─── DATA SECTION ───

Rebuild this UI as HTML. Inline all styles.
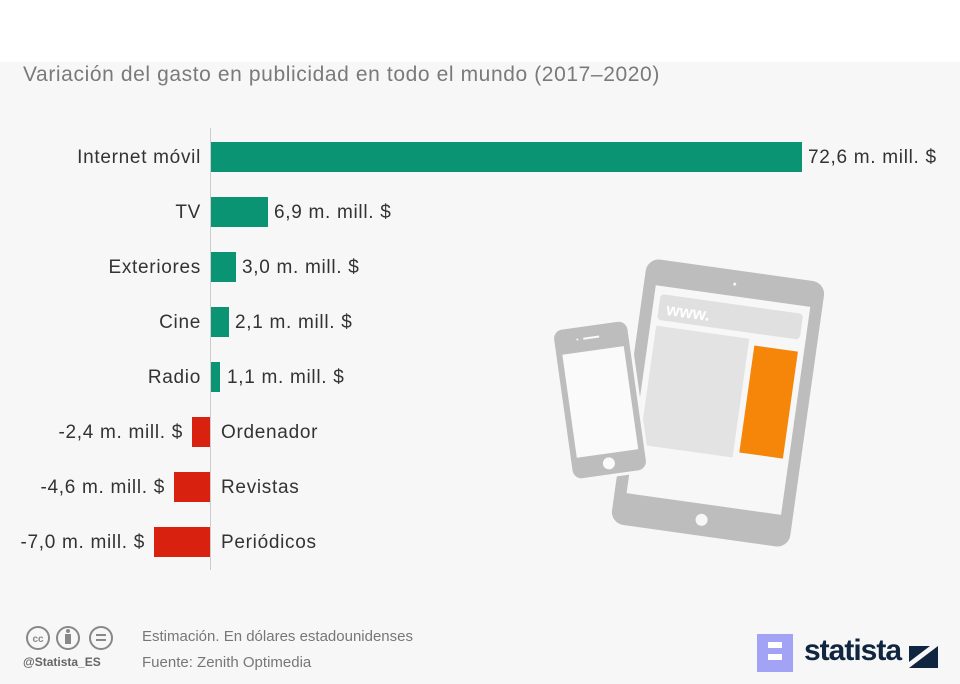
<!DOCTYPE html>
<html><head><meta charset="utf-8"><style>
body{margin:0;width:960px;height:684px;background:#f7f7f7;font-family:"Liberation Sans",sans-serif;position:relative;overflow:hidden}
.top{position:absolute;left:0;top:0;width:960px;height:62px;background:#fff}
.t{position:absolute;white-space:nowrap}
.lbl{font-size:19px;color:#333;letter-spacing:0.7px}
</style></head><body>
<div class="top"></div>
<div class="t" style="left:23px;top:63px;font-size:21px;letter-spacing:0.6px;color:#7a7a7a">Variación del gasto en publicidad en todo el mundo (2017–2020)</div>
<svg width="960" height="684" style="position:absolute;left:0;top:0">
<line x1="210.5" y1="128" x2="210.5" y2="570" stroke="#ccc" stroke-width="1"/>
<g fill="#0a9474">
<rect x="211" y="142" width="591" height="30"/>
<rect x="211" y="197" width="57" height="30"/>
<rect x="211" y="252" width="25" height="30"/>
<rect x="211" y="307" width="18" height="30"/>
<rect x="211" y="362" width="9" height="30"/>
</g>
<g fill="#d9210f">
<rect x="192" y="417" width="18" height="30"/>
<rect x="174" y="472" width="36" height="30"/>
<rect x="154" y="527" width="56" height="30"/>
</g>
<g transform="translate(718,403) rotate(8)">
<rect x="-90" y="-134" width="180" height="268" rx="13" fill="#bdbdbd"/>
<rect x="-78" y="-108" width="156" height="210" fill="#f7f7f7"/>
<circle cx="0" cy="118" r="6" fill="#f7f7f7"/>
<circle cx="0" cy="-120" r="1.5" fill="#f7f7f7"/>
<rect x="-72" y="-100" width="144" height="26" rx="4" fill="#e0e0e0"/>
<text x="-64" y="-80" font-size="17" font-weight="bold" fill="#fff" font-family="Liberation Sans">www.</text>
<rect x="-72" y="-68" width="94" height="120" fill="#e3e3e3"/>
<rect x="28" y="-62" width="44" height="108" fill="#f5860a"/>
</g>
<g transform="translate(600,400) rotate(-8)">
<rect x="-40" y="-78" width="80" height="156" rx="10" fill="#f7f7f7"/>
<rect x="-37" y="-75" width="74" height="150" rx="9" fill="#bdbdbd"/>
<rect x="-31" y="-50" width="62" height="104" fill="#fafafa"/>
<circle cx="0" cy="64" r="6" fill="#fafafa"/>
<rect x="-8" y="-64" width="16" height="2" fill="#fafafa"/>
<circle cx="-14" cy="-63" r="1" fill="#fafafa"/>
</g>
<g fill="none" stroke="#888" stroke-width="2">
<circle cx="38" cy="638" r="11"/><circle cx="68" cy="638" r="11"/><circle cx="101" cy="638" r="11"/>
</g>
<text x="38" y="642" font-size="10" font-weight="bold" fill="#888" text-anchor="middle" font-family="Liberation Sans">cc</text>
<circle cx="68" cy="631" r="2" fill="#888"/><rect x="65" y="634" width="6" height="10" fill="#888"/>
<rect x="96" y="634" width="10" height="2" fill="#888"/><rect x="96" y="639" width="10" height="2" fill="#888"/>
<rect x="757" y="634" width="36" height="38" fill="#a3a3f5"/>
<rect x="768" y="642" width="14" height="6" fill="#fff"/><rect x="768" y="654" width="14" height="6" fill="#fff"/>
<path d="M909 668 L938 668 L938 646 Z M909 646 L930 646 L909 662 Z" fill="#0f2540"/>
</svg>
<div class="t lbl" style="right:759px;top:147px">Internet móvil</div>
<div class="t lbl" style="right:759px;top:202px">TV</div>
<div class="t lbl" style="right:759px;top:257px">Exteriores</div>
<div class="t lbl" style="right:759px;top:312px">Cine</div>
<div class="t lbl" style="right:759px;top:367px">Radio</div>
<div class="t lbl" style="left:808px;top:147px">72,6 m. mill. $</div>
<div class="t lbl" style="left:274px;top:202px">6,9 m. mill. $</div>
<div class="t lbl" style="left:242px;top:257px">3,0 m. mill. $</div>
<div class="t lbl" style="left:235px;top:312px">2,1 m. mill. $</div>
<div class="t lbl" style="left:227px;top:367px">1,1 m. mill. $</div>
<div class="t lbl" style="left:221px;top:422px">Ordenador</div>
<div class="t lbl" style="left:221px;top:477px">Revistas</div>
<div class="t lbl" style="left:221px;top:532px">Periódicos</div>
<div class="t lbl" style="right:777px;top:422px">-2,4 m. mill. $</div>
<div class="t lbl" style="right:795px;top:477px">-4,6 m. mill. $</div>
<div class="t lbl" style="right:815px;top:532px">-7,0 m. mill. $</div>
<div class="t" style="left:23px;top:655px;font-size:12px;color:#666;font-weight:bold">@Statista_ES</div>
<div class="t" style="left:142px;top:628px;font-size:15px;color:#777">Estimación. En dólares estadounidenses</div>
<div class="t" style="left:142px;top:654px;font-size:15px;color:#777">Fuente: Zenith Optimedia</div>
<div class="t" style="left:804px;top:634px;font-size:30px;color:#0f2540;font-weight:bold;letter-spacing:-1px">statista</div>
</body></html>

───

▸ SHORT EXERCISE
Repeat the data exactly in full, omitting its pictures.

▸ RIGHT ANSWER
Rebuild this UI as HTML. Inline all styles.
<!DOCTYPE html>
<html><head><meta charset="utf-8"><style>
body{margin:0;width:960px;height:684px;background:#f7f7f7;font-family:"Liberation Sans",sans-serif;position:relative;overflow:hidden}
.top{position:absolute;left:0;top:0;width:960px;height:62px;background:#fff}
.t{position:absolute;white-space:nowrap}
.lbl{font-size:19px;color:#333;letter-spacing:0.7px}
</style></head><body>
<div class="top"></div>
<div class="t" style="left:23px;top:63px;font-size:21px;letter-spacing:0.6px;color:#7a7a7a">Variación del gasto en publicidad en todo el mundo (2017–2020)</div>
<svg width="960" height="684" style="position:absolute;left:0;top:0">
<line x1="210.5" y1="128" x2="210.5" y2="570" stroke="#ccc" stroke-width="1"/>
<g fill="#0a9474">
<rect x="211" y="142" width="591" height="30"/>
<rect x="211" y="197" width="57" height="30"/>
<rect x="211" y="252" width="25" height="30"/>
<rect x="211" y="307" width="18" height="30"/>
<rect x="211" y="362" width="9" height="30"/>
</g>
<g fill="#d9210f">
<rect x="192" y="417" width="18" height="30"/>
<rect x="174" y="472" width="36" height="30"/>
<rect x="154" y="527" width="56" height="30"/>
</g>
<g transform="translate(718,403) rotate(8)">
<rect x="-90" y="-134" width="180" height="268" rx="13" fill="#bdbdbd"/>
<rect x="-78" y="-108" width="156" height="210" fill="#f7f7f7"/>
<circle cx="0" cy="118" r="6" fill="#f7f7f7"/>
<circle cx="0" cy="-120" r="1.5" fill="#f7f7f7"/>
<rect x="-72" y="-100" width="144" height="26" rx="4" fill="#e0e0e0"/>
<text x="-64" y="-80" font-size="17" font-weight="bold" fill="#fff" font-family="Liberation Sans">www.</text>
<rect x="-72" y="-68" width="94" height="120" fill="#e3e3e3"/>
<rect x="28" y="-62" width="44" height="108" fill="#f5860a"/>
</g>
<g transform="translate(600,400) rotate(-8)">
<rect x="-40" y="-78" width="80" height="156" rx="10" fill="#f7f7f7"/>
<rect x="-37" y="-75" width="74" height="150" rx="9" fill="#bdbdbd"/>
<rect x="-31" y="-50" width="62" height="104" fill="#fafafa"/>
<circle cx="0" cy="64" r="6" fill="#fafafa"/>
<rect x="-8" y="-64" width="16" height="2" fill="#fafafa"/>
<circle cx="-14" cy="-63" r="1" fill="#fafafa"/>
</g>
<g fill="none" stroke="#888" stroke-width="2">
<circle cx="38" cy="638" r="11"/><circle cx="68" cy="638" r="11"/><circle cx="101" cy="638" r="11"/>
</g>
<text x="38" y="642" font-size="10" font-weight="bold" fill="#888" text-anchor="middle" font-family="Liberation Sans">cc</text>
<circle cx="68" cy="631" r="2" fill="#888"/><rect x="65" y="634" width="6" height="10" fill="#888"/>
<rect x="96" y="634" width="10" height="2" fill="#888"/><rect x="96" y="639" width="10" height="2" fill="#888"/>
<rect x="757" y="634" width="36" height="38" fill="#a3a3f5"/>
<rect x="768" y="642" width="14" height="6" fill="#fff"/><rect x="768" y="654" width="14" height="6" fill="#fff"/>
<path d="M909 668 L938 668 L938 646 Z M909 646 L930 646 L909 662 Z" fill="#0f2540"/>
</svg>
<div class="t lbl" style="right:759px;top:147px">Internet móvil</div>
<div class="t lbl" style="right:759px;top:202px">TV</div>
<div class="t lbl" style="right:759px;top:257px">Exteriores</div>
<div class="t lbl" style="right:759px;top:312px">Cine</div>
<div class="t lbl" style="right:759px;top:367px">Radio</div>
<div class="t lbl" style="left:808px;top:147px">72,6 m. mill. $</div>
<div class="t lbl" style="left:274px;top:202px">6,9 m. mill. $</div>
<div class="t lbl" style="left:242px;top:257px">3,0 m. mill. $</div>
<div class="t lbl" style="left:235px;top:312px">2,1 m. mill. $</div>
<div class="t lbl" style="left:227px;top:367px">1,1 m. mill. $</div>
<div class="t lbl" style="left:221px;top:422px">Ordenador</div>
<div class="t lbl" style="left:221px;top:477px">Revistas</div>
<div class="t lbl" style="left:221px;top:532px">Periódicos</div>
<div class="t lbl" style="right:777px;top:422px">-2,4 m. mill. $</div>
<div class="t lbl" style="right:795px;top:477px">-4,6 m. mill. $</div>
<div class="t lbl" style="right:815px;top:532px">-7,0 m. mill. $</div>
<div class="t" style="left:23px;top:655px;font-size:12px;color:#666;font-weight:bold">@Statista_ES</div>
<div class="t" style="left:142px;top:628px;font-size:15px;color:#777">Estimación. En dólares estadounidenses</div>
<div class="t" style="left:142px;top:654px;font-size:15px;color:#777">Fuente: Zenith Optimedia</div>
<div class="t" style="left:804px;top:634px;font-size:30px;color:#0f2540;font-weight:bold;letter-spacing:-1px">statista</div>
</body></html>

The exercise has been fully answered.